Booker, who's been a strong proponent of charters in Newark, has
gotten some flak for his ties to hedge fund managers and venture
capitalists. In his first mayoral race, Mitt Romney's Bain Capital was among his biggest funders.
Even Democratic Massachusetts Governor Deval Patrick, who's been
openly skeptical about charter schools, supported an initiative that
gutted seniority rights for teachers in the state. He even went so far as to say that he'd intended to tackle the issue himself.
Taking a Stand
And of course there's Rahm Emanuel in Chicago, who has continued a
decades-long push by Democrats in the city to starve schools in Black
and brown neighborhoods of resources, implement test-score evaluations,
close schools and fire staff, and open charters. Lately, he's been
pushing a longer school day and year, ignoring the many hours teachers
put in after school and at home, and acting like more time—not
resources—will fix what ails public schools.
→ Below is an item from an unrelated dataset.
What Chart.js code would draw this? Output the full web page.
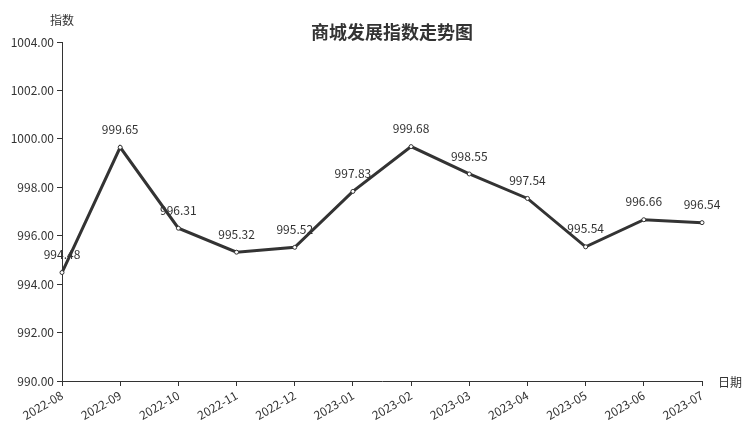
<!DOCTYPE html>
<html>
<head>
<meta charset="utf-8">
<script src="https://cdn.jsdelivr.net/npm/chart.js@4/dist/chart.umd.min.js"></script>
<style>
  html, body { margin: 0; padding: 0; background: #fff; }
  #wrap { width: 752px; height: 427px; position: relative; }
</style>
</head>
<body>
<div id="wrap"><canvas id="chart"></canvas></div>
<script>
const months = ['2022-08', '2022-09', '2022-10', '2022-11', '2022-12', '2023-01',
  '2023-02', '2023-03', '2023-04', '2023-05', '2023-06', '2023-07']
const indexValues = [994.48, 999.65, 996.31, 995.32, 995.52, 997.83,
  999.68, 998.55, 997.54, 995.54, 996.66, 996.54]
const yMin = 990
const yMax = 1004
const yStep = 2

const FONT = '"Noto Sans CJK SC", "Noto Sans", sans-serif'
const INK = '#333'

// title, axis names and value labels
const extras = {
  id: 'extras',
  afterDatasetsDraw(chart) {
    const { ctx, chartArea, scales } = chart
    ctx.save()
    ctx.fillStyle = INK
    ctx.textAlign = 'center'
    ctx.textBaseline = 'middle'
    ctx.font = 'bold 18px ' + FONT
    ctx.fillText('商城发展指数走势图', 392, 32)

    ctx.font = '12px ' + FONT
    ctx.fillText('指数', chartArea.left, 20)
    ctx.textAlign = 'left'
    ctx.fillText('日期', chartArea.right + 16, chartArea.bottom + 1)

    ctx.textAlign = 'center'
    const meta = chart.getDatasetMeta(0)
    meta.data.forEach((pt, i) => {
      ctx.fillText(indexValues[i].toFixed(2), pt.x, pt.y - 18)
    })
    ctx.restore()
  }
}

new Chart(document.getElementById('chart'), {
  type: 'line',
  data: {
    labels: months,
    datasets: [{
      data: indexValues,
      borderColor: INK,
      borderWidth: 3,
      pointRadius: 2,
      pointBackgroundColor: '#fff',
      pointBorderColor: INK,
      pointBorderWidth: 1,
      tension: 0
    }]
  },
  options: {
    responsive: true,
    maintainAspectRatio: false,
    animation: false,
    layout: { padding: { top: 42, right: 50, left: 0, bottom: 0 } },
    plugins: {
      legend: { display: false },
      tooltip: { enabled: false }
    },
    scales: {
      x: {
        offset: false,
        grid: { drawOnChartArea: false, tickLength: 5, color: INK },
        border: { color: INK, width: 1 },
        ticks: {
          color: INK,
          font: { family: FONT, size: 12 },
          maxRotation: 30,
          minRotation: 30,
          padding: 2,
          autoSkip: false
        },
        afterFit(scale) { scale.height = 46 }
      },
      y: {
        min: yMin,
        max: yMax,
        grid: { drawOnChartArea: false, tickLength: 5, color: INK },
        border: { color: INK, width: 1 },
        ticks: {
          stepSize: yStep,
          color: INK,
          font: { family: FONT, size: 12 },
          padding: 3,
          callback: v => Number(v).toFixed(2)
        },
        afterFit(scale) { scale.width = 62 }
      }
    }
  },
  plugins: [extras]
})
</script>
</body>
</html>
Chicago teachers have pushed back against Emanuel and have gained
ground even without a settlement, getting the city to create 500 new
teaching positions for understaffed schools, securing recall rights for
recently displaced teachers, and forcing merit pay off the table.
In a report last year, CTU noted that
research on merit pay has showed no benefit to student achievement or
in retaining better teachers, and has harmed trust and collaboration
among peers. Merit pay schemes, however, have further skewed instruction
toward test prep.
Lamme says Democrats know that a defeat of the corporate education agenda in Chicago could reverberate on the national stage.
"They can't give in too much and allow for a turning point," he said.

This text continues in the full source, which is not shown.